Signing Authority for Business
Colorado Notary Training classes must teach the duty to include a notarial certificate on a notarized document. This means that the document must include an acknowledgment, or a jurat (oath or affirmation), or a copy certification before it is notarized.
Colorado statute CRS 12-55-208 provides short forms of acknowledgment for an individual, a corporation, a partnership, a power of attorney agent (attorney in fact), and a public officer, trustee, or personal representative. The use of the statutory short forms does not preclude the use of other forms.
For an individual signing in his/her own right, the form reads: “The foregoing instrument was acknowledged before me this [date] by [name of person acknowledged].” The notary must verify the identity of the signer using satisfactory evidence such as personal knowledge, a government-issued photo identification (driver’s license, military ID, passport) or a credible witness.
Signing Authority for a Business
When an individual is signing as an officer or agent with signing authority on behalf of a corporation, the form reads: “The foregoing instrument was acknowledged before me this [date] by [name of officer or agent], [title of officer or agent], of [name of corporation acknowledging] a [state or place of incorporation] corporation, on behalf of the corporation.”
When an individual is signing as a partner or agent with signing authority on behalf of a partnership, the form reads: “The foregoing instrument was acknowledged before me this [date] by [name of acknowledging partner or agent], partner (or agent), on behalf of [name of partnership] a partnership.”
(An acknowledgment form for a Limited Liability Company (LLC) is not provided in Colorado law, but is similar to a corporation or a partnership.)
Colorado law does not specify a procedure for verifying the signing authority or representative capacity of a person to prove they are currently authorized to sign on behalf of a corporation, partnership or LLC. The signing authority verification procedure is not found in the 2010 Model Notary Act.
Colorado statute CRS 12-55-207 defines “Acknowledged before me” to mean that an officer or agent of a corporation acknowledged that he/she held the position or title set forth in the instrument and certificate, signed the instrument on behalf of the corporation by proper authority, and the instrument was the act of the corporation for the purposes therein stated.
The Colorado Notary Handbook states: “For some acknowledgments, client identification may have a second part. A signer may be acknowledging in a representative capacity. In such cases, the notary should identify the individual AND his or her capacity.”
A prudent notary should always use reasonable care. Businesses operating in Colorado must register the business with the Secretary of State (SOS). The notary may easily verify that the business is registered and in good standing in Colorado in the online business records section of the SOS website.
Business Name Database
A database search for the business name will display the status of the corporation and the state of incorporation. A corporation formed outside of Colorado will be listed as a foreign corporation.
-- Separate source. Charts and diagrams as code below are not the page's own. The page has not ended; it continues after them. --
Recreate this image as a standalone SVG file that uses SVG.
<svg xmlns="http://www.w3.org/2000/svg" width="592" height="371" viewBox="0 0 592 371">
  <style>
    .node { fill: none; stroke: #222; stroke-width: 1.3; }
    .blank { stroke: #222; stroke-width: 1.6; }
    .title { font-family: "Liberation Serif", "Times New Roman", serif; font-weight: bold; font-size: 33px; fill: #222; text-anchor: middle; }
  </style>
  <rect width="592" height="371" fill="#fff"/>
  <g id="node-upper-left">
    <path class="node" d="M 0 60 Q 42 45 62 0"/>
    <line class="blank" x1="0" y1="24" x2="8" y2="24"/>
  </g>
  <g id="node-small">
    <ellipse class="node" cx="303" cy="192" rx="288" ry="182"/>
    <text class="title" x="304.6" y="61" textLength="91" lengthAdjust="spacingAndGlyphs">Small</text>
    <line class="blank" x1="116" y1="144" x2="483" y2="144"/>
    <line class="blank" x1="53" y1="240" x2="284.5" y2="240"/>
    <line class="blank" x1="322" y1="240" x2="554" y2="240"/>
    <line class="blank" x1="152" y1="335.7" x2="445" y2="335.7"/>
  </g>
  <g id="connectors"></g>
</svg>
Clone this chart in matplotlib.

The public records for business are located at www.sos.state.co.us/biz/
Evidence of Signing Authority
The National Notary Association (NNA) Bulletin and Notary Home Study Course states: Determining a signer’s authority to sign may be done through personal knowledge, by documentary proof or by vouching under the oath or affirmation of the signer or a credible witness.
Documentary evidence of the signing authority of the signer to act on behalf of the corporation might be shown by a license, registration form, or directory listing from a government agency, an authorization letter or contract, certificate of authority, corporate resolution, notarized business records or notarized meeting minutes. Some companies use a corporate seal on official documents.
Supplementary evidence might include a company photo ID badge, business card, office nameplate, company letterhead, company newsletter, press release, or information found on a company or industry website or business directory. A Google search of the signer’s name or online profile may reveal additional information.
Since some documents are easy to create, and not secure, and the employment, rank or authority of a person could be changed, terminated or revoked at any time, documentary evidence may not be current or reliable.
Affidavit of Authority
An Affidavit of Authority, sworn under oath or affirmation, under penalty of perjury, by the signer or a credible witness, would provide testimonial evidence that the signing authority of the officer or agent is valid and current.
The notary should make a note in the notary journal of the type of evidence of signing authority that was used. The notary should decline to notarize if satisfactory evidence is not available.
Note: Some states, including California, do not allow a notary to verify the capacity or signing authority of a signer, only to verify identity.
Colorado Notary Training teaches the required elements to help the notary avoid errors and omissions and provide good customer service to the public.